Morgan Stanley says the recent decline in global equities appears to be moving toward its latter stages, but the firm cautioned that the outlook hinges heavily on monetary policy. In a note published Monday, analyst Michael Wilson argued the pullback remains a correction inside a bull market that began last April, and that the adjustment is advanced both in time and in price.
Wilson highlighted a pronounced valuation reset: the S&P 500's forward price-to-earnings ratio has fallen 15% since October. He characterized this decline as comparable in magnitude to the valuation compressions seen during the 2015 manufacturing downturn/global recession and the 2023 recession scare, underscoring the scale of the market rerating.
What sets the current episode apart, Wilson wrote, is that forward earnings projections have continued to pick up pace, "closing in on 20%," which, in his view, reduces the likelihood that the present oil shock will terminate the business cycle. That mix - falling multiples alongside rising forward earnings - is an unusual backdrop for a market correction.
Under the surface, the analyst pointed to positive developments, notably a sharp move in the S&P/Gold ratio. He described that shift as one of the more constructive recent market developments, and noted the gauge has historically bottomed when the United States "commits more forcefully to a major military conflict."
Despite those encouraging signs, Wilson insisted a persistent source of downside risk remains: central-bank policy. He said a hawkish pivot by central banks needs to fade before the correction can end in nominal terms. Wilson observed that Federal Reserve Chair Jerome Powell was perceived as more focused on inflation risks, and that the renewed negative correlation between bond yields and equities indicates that dynamic is back in play.

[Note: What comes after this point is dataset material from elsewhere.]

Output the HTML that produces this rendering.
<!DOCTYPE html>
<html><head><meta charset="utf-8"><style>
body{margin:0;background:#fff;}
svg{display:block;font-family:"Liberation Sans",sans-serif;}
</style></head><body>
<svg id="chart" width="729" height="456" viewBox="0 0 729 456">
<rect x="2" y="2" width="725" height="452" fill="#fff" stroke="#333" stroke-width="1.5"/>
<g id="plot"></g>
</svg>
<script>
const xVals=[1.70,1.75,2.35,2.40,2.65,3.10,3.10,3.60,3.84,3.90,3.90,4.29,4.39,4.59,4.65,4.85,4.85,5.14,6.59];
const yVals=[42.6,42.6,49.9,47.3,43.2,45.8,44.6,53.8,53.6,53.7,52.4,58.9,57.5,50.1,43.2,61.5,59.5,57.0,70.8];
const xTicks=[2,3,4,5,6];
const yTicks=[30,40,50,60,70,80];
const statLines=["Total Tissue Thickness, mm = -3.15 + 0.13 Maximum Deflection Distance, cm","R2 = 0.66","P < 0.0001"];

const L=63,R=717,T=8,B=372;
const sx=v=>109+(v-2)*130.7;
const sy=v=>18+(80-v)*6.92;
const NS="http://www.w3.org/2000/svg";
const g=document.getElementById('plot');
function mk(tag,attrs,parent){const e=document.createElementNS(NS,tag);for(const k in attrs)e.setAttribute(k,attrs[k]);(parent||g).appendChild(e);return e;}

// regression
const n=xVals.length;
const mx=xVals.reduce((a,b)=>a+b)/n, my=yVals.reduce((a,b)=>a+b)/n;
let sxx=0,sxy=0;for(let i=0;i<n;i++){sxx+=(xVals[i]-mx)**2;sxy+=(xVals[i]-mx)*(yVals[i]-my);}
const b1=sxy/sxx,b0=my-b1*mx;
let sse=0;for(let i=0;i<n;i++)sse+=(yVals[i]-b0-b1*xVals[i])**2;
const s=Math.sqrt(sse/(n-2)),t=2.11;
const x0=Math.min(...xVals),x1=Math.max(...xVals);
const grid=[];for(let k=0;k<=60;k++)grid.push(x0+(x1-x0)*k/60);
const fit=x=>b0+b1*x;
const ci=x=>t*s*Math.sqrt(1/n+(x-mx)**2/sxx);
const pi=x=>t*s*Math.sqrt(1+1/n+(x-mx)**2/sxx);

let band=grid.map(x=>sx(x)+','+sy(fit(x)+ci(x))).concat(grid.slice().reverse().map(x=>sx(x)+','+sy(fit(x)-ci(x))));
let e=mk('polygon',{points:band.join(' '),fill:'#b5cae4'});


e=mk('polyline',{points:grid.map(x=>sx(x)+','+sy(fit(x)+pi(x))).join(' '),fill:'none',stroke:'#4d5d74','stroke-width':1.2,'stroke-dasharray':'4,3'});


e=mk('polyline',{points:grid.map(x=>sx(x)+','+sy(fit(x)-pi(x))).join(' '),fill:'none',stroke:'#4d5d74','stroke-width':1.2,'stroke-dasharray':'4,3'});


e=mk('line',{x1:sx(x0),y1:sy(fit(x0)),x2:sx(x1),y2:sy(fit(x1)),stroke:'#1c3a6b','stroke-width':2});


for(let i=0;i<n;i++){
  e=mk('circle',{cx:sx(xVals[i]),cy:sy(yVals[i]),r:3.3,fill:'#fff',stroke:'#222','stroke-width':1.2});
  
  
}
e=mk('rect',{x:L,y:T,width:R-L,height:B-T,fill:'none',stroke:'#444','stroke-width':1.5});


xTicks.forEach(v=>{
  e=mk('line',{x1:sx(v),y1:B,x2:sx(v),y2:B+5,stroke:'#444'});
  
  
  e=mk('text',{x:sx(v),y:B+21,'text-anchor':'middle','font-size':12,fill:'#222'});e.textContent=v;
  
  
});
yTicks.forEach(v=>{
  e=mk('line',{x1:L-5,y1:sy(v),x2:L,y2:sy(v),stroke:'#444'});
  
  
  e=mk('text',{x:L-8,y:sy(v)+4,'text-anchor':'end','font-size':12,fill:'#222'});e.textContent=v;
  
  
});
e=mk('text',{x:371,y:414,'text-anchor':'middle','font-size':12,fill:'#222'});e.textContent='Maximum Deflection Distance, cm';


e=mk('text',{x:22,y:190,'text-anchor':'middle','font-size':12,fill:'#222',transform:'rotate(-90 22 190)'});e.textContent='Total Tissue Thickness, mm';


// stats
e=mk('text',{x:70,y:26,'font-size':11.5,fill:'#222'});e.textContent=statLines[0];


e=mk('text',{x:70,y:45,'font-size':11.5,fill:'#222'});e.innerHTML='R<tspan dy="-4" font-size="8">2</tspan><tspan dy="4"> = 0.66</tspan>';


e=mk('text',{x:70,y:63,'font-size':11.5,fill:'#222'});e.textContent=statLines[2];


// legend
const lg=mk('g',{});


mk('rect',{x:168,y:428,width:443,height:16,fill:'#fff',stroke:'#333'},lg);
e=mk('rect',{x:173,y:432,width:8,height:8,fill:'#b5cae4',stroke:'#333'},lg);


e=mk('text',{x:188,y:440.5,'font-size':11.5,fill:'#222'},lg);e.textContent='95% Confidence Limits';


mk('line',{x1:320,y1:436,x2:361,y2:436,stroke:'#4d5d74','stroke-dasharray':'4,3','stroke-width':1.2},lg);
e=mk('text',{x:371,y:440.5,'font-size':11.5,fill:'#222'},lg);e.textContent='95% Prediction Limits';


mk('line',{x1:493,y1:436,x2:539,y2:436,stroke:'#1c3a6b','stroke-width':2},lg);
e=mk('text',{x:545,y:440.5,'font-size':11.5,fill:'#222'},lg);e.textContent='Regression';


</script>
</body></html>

According to the note, monitoring bond volatility and funding stress will be important to detect a shift in policymaker stance back toward greater support. Those signals, Wilson argued, will help determine when the market can move past the correction phase in nominal terms.
Summary
Morgan Stanley views the market decline as a correction within a bull market but warns that continued central-bank hawkishness - reflected in bond-equity dynamics, bond volatility and funding stress - is the main impediment to a nominal market recovery. At the same time, rising forward earnings and a stronger S&P/Gold ratio are constructive undercurrents.